--- start ---

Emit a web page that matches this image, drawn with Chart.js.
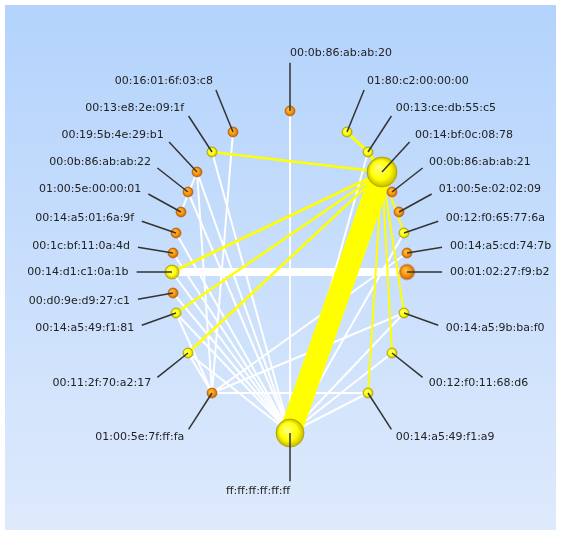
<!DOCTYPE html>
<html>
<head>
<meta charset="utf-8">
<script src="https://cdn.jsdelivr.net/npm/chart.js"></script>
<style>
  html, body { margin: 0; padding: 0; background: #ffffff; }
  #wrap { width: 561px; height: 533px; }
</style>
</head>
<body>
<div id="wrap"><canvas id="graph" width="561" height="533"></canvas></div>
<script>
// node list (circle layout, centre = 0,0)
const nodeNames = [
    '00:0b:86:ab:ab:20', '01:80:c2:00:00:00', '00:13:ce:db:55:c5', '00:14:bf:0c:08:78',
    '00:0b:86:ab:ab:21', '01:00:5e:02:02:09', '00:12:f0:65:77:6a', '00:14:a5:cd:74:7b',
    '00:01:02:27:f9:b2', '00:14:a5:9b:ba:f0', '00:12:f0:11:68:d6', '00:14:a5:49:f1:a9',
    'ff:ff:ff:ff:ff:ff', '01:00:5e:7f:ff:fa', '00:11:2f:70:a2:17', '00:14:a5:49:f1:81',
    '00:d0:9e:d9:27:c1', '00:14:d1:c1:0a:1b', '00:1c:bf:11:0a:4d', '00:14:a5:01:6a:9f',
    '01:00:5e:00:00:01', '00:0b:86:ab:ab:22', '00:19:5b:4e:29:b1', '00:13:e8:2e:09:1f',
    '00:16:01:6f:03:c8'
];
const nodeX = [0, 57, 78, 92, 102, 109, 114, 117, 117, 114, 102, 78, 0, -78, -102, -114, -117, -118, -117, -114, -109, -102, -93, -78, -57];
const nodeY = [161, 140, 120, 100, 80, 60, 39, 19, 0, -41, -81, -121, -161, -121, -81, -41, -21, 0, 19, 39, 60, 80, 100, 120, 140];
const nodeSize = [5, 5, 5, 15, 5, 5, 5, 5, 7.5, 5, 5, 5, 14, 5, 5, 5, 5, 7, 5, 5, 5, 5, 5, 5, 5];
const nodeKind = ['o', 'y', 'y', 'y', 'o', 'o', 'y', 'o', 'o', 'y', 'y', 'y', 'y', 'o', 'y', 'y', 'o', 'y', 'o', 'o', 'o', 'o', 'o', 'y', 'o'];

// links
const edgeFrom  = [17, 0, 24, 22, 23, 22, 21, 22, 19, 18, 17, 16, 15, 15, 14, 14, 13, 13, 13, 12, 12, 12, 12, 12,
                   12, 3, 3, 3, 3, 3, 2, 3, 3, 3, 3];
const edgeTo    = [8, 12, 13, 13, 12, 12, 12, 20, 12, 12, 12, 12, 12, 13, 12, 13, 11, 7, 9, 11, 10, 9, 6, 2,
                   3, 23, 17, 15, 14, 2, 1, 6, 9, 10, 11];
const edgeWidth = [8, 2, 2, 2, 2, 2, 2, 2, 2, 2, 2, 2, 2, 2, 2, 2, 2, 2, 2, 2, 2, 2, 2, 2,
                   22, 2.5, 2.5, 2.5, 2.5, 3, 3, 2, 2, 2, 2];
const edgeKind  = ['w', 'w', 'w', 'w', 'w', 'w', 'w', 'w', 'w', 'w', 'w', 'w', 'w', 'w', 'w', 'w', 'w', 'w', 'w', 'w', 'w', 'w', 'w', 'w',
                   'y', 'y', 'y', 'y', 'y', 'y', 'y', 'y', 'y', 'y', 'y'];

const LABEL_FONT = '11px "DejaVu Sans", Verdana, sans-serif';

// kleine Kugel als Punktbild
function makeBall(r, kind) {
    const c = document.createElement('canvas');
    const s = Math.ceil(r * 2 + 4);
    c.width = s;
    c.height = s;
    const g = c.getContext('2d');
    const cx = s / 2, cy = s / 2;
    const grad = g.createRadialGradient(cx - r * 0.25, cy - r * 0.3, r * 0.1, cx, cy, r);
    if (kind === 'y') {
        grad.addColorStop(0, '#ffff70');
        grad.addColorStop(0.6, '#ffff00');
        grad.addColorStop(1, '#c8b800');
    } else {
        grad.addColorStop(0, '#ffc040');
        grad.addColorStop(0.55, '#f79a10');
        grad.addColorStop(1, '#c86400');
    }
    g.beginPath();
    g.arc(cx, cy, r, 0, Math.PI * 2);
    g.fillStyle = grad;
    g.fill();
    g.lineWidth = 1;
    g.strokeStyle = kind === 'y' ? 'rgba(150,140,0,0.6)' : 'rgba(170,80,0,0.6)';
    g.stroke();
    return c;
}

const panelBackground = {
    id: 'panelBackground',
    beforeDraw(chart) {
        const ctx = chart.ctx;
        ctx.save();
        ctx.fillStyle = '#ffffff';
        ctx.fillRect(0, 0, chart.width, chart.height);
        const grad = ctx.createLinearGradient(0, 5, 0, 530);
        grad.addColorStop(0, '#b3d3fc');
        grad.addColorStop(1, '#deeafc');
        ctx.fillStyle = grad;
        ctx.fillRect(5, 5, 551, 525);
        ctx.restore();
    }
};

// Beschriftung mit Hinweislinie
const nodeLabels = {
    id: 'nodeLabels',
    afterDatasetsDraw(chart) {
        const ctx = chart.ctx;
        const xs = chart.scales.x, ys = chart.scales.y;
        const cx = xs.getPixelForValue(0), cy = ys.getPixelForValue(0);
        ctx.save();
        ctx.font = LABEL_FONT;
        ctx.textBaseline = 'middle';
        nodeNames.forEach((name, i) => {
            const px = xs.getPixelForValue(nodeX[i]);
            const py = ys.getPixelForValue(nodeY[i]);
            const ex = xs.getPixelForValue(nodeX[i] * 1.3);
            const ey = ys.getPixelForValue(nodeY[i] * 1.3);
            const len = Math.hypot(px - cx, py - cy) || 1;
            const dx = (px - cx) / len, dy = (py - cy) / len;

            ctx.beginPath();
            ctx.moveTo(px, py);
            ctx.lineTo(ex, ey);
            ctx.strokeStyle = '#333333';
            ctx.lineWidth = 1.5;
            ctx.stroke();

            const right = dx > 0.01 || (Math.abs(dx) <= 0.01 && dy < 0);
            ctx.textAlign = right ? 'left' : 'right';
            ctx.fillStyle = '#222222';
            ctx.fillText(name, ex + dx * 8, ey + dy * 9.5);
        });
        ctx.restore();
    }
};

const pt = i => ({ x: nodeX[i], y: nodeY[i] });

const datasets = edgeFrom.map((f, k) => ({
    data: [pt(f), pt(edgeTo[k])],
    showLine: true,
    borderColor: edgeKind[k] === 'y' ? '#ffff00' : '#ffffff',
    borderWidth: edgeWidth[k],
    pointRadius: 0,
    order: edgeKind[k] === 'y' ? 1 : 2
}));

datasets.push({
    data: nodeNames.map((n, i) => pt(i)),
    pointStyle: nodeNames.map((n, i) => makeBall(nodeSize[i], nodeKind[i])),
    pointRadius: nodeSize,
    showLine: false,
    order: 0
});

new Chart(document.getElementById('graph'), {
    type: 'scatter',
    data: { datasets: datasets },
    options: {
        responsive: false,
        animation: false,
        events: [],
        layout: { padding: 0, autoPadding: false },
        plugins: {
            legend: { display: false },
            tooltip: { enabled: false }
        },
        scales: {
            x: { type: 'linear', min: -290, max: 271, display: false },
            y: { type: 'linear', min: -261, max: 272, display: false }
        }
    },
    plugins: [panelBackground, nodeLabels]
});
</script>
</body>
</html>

--- end ---

What the exercise asks:
Take the listing and print it again exactly, but without any pictures.

Reply to the task:
Emit a web page that matches this image, drawn with Chart.js.
<!DOCTYPE html>
<html>
<head>
<meta charset="utf-8">
<script src="https://cdn.jsdelivr.net/npm/chart.js"></script>
<style>
  html, body { margin: 0; padding: 0; background: #ffffff; }
  #wrap { width: 561px; height: 533px; }
</style>
</head>
<body>
<div id="wrap"><canvas id="graph" width="561" height="533"></canvas></div>
<script>
// node list (circle layout, centre = 0,0)
const nodeNames = [
    '00:0b:86:ab:ab:20', '01:80:c2:00:00:00', '00:13:ce:db:55:c5', '00:14:bf:0c:08:78',
    '00:0b:86:ab:ab:21', '01:00:5e:02:02:09', '00:12:f0:65:77:6a', '00:14:a5:cd:74:7b',
    '00:01:02:27:f9:b2', '00:14:a5:9b:ba:f0', '00:12:f0:11:68:d6', '00:14:a5:49:f1:a9',
    'ff:ff:ff:ff:ff:ff', '01:00:5e:7f:ff:fa', '00:11:2f:70:a2:17', '00:14:a5:49:f1:81',
    '00:d0:9e:d9:27:c1', '00:14:d1:c1:0a:1b', '00:1c:bf:11:0a:4d', '00:14:a5:01:6a:9f',
    '01:00:5e:00:00:01', '00:0b:86:ab:ab:22', '00:19:5b:4e:29:b1', '00:13:e8:2e:09:1f',
    '00:16:01:6f:03:c8'
];
const nodeX = [0, 57, 78, 92, 102, 109, 114, 117, 117, 114, 102, 78, 0, -78, -102, -114, -117, -118, -117, -114, -109, -102, -93, -78, -57];
const nodeY = [161, 140, 120, 100, 80, 60, 39, 19, 0, -41, -81, -121, -161, -121, -81, -41, -21, 0, 19, 39, 60, 80, 100, 120, 140];
const nodeSize = [5, 5, 5, 15, 5, 5, 5, 5, 7.5, 5, 5, 5, 14, 5, 5, 5, 5, 7, 5, 5, 5, 5, 5, 5, 5];
const nodeKind = ['o', 'y', 'y', 'y', 'o', 'o', 'y', 'o', 'o', 'y', 'y', 'y', 'y', 'o', 'y', 'y', 'o', 'y', 'o', 'o', 'o', 'o', 'o', 'y', 'o'];

// links
const edgeFrom  = [17, 0, 24, 22, 23, 22, 21, 22, 19, 18, 17, 16, 15, 15, 14, 14, 13, 13, 13, 12, 12, 12, 12, 12,
                   12, 3, 3, 3, 3, 3, 2, 3, 3, 3, 3];
const edgeTo    = [8, 12, 13, 13, 12, 12, 12, 20, 12, 12, 12, 12, 12, 13, 12, 13, 11, 7, 9, 11, 10, 9, 6, 2,
                   3, 23, 17, 15, 14, 2, 1, 6, 9, 10, 11];
const edgeWidth = [8, 2, 2, 2, 2, 2, 2, 2, 2, 2, 2, 2, 2, 2, 2, 2, 2, 2, 2, 2, 2, 2, 2, 2,
                   22, 2.5, 2.5, 2.5, 2.5, 3, 3, 2, 2, 2, 2];
const edgeKind  = ['w', 'w', 'w', 'w', 'w', 'w', 'w', 'w', 'w', 'w', 'w', 'w', 'w', 'w', 'w', 'w', 'w', 'w', 'w', 'w', 'w', 'w', 'w', 'w',
                   'y', 'y', 'y', 'y', 'y', 'y', 'y', 'y', 'y', 'y', 'y'];

const LABEL_FONT = '11px "DejaVu Sans", Verdana, sans-serif';

// kleine Kugel als Punktbild
function makeBall(r, kind) {
    const c = document.createElement('canvas');
    const s = Math.ceil(r * 2 + 4);
    c.width = s;
    c.height = s;
    const g = c.getContext('2d');
    const cx = s / 2, cy = s / 2;
    const grad = g.createRadialGradient(cx - r * 0.25, cy - r * 0.3, r * 0.1, cx, cy, r);
    if (kind === 'y') {
        grad.addColorStop(0, '#ffff70');
        grad.addColorStop(0.6, '#ffff00');
        grad.addColorStop(1, '#c8b800');
    } else {
        grad.addColorStop(0, '#ffc040');
        grad.addColorStop(0.55, '#f79a10');
        grad.addColorStop(1, '#c86400');
    }
    g.beginPath();
    g.arc(cx, cy, r, 0, Math.PI * 2);
    g.fillStyle = grad;
    g.fill();
    g.lineWidth = 1;
    g.strokeStyle = kind === 'y' ? 'rgba(150,140,0,0.6)' : 'rgba(170,80,0,0.6)';
    g.stroke();
    return c;
}

const panelBackground = {
    id: 'panelBackground',
    beforeDraw(chart) {
        const ctx = chart.ctx;
        ctx.save();
        ctx.fillStyle = '#ffffff';
        ctx.fillRect(0, 0, chart.width, chart.height);
        const grad = ctx.createLinearGradient(0, 5, 0, 530);
        grad.addColorStop(0, '#b3d3fc');
        grad.addColorStop(1, '#deeafc');
        ctx.fillStyle = grad;
        ctx.fillRect(5, 5, 551, 525);
        ctx.restore();
    }
};

// Beschriftung mit Hinweislinie
const nodeLabels = {
    id: 'nodeLabels',
    afterDatasetsDraw(chart) {
        const ctx = chart.ctx;
        const xs = chart.scales.x, ys = chart.scales.y;
        const cx = xs.getPixelForValue(0), cy = ys.getPixelForValue(0);
        ctx.save();
        ctx.font = LABEL_FONT;
        ctx.textBaseline = 'middle';
        nodeNames.forEach((name, i) => {
            const px = xs.getPixelForValue(nodeX[i]);
            const py = ys.getPixelForValue(nodeY[i]);
            const ex = xs.getPixelForValue(nodeX[i] * 1.3);
            const ey = ys.getPixelForValue(nodeY[i] * 1.3);
            const len = Math.hypot(px - cx, py - cy) || 1;
            const dx = (px - cx) / len, dy = (py - cy) / len;

            ctx.beginPath();
            ctx.moveTo(px, py);
            ctx.lineTo(ex, ey);
            ctx.strokeStyle = '#333333';
            ctx.lineWidth = 1.5;
            ctx.stroke();

            const right = dx > 0.01 || (Math.abs(dx) <= 0.01 && dy < 0);
            ctx.textAlign = right ? 'left' : 'right';
            ctx.fillStyle = '#222222';
            ctx.fillText(name, ex + dx * 8, ey + dy * 9.5);
        });
        ctx.restore();
    }
};

const pt = i => ({ x: nodeX[i], y: nodeY[i] });

const datasets = edgeFrom.map((f, k) => ({
    data: [pt(f), pt(edgeTo[k])],
    showLine: true,
    borderColor: edgeKind[k] === 'y' ? '#ffff00' : '#ffffff',
    borderWidth: edgeWidth[k],
    pointRadius: 0,
    order: edgeKind[k] === 'y' ? 1 : 2
}));

datasets.push({
    data: nodeNames.map((n, i) => pt(i)),
    pointStyle: nodeNames.map((n, i) => makeBall(nodeSize[i], nodeKind[i])),
    pointRadius: nodeSize,
    showLine: false,
    order: 0
});

new Chart(document.getElementById('graph'), {
    type: 'scatter',
    data: { datasets: datasets },
    options: {
        responsive: false,
        animation: false,
        events: [],
        layout: { padding: 0, autoPadding: false },
        plugins: {
            legend: { display: false },
            tooltip: { enabled: false }
        },
        scales: {
            x: { type: 'linear', min: -290, max: 271, display: false },
            y: { type: 'linear', min: -261, max: 272, display: false }
        }
    },
    plugins: [panelBackground, nodeLabels]
});
</script>
</body>
</html>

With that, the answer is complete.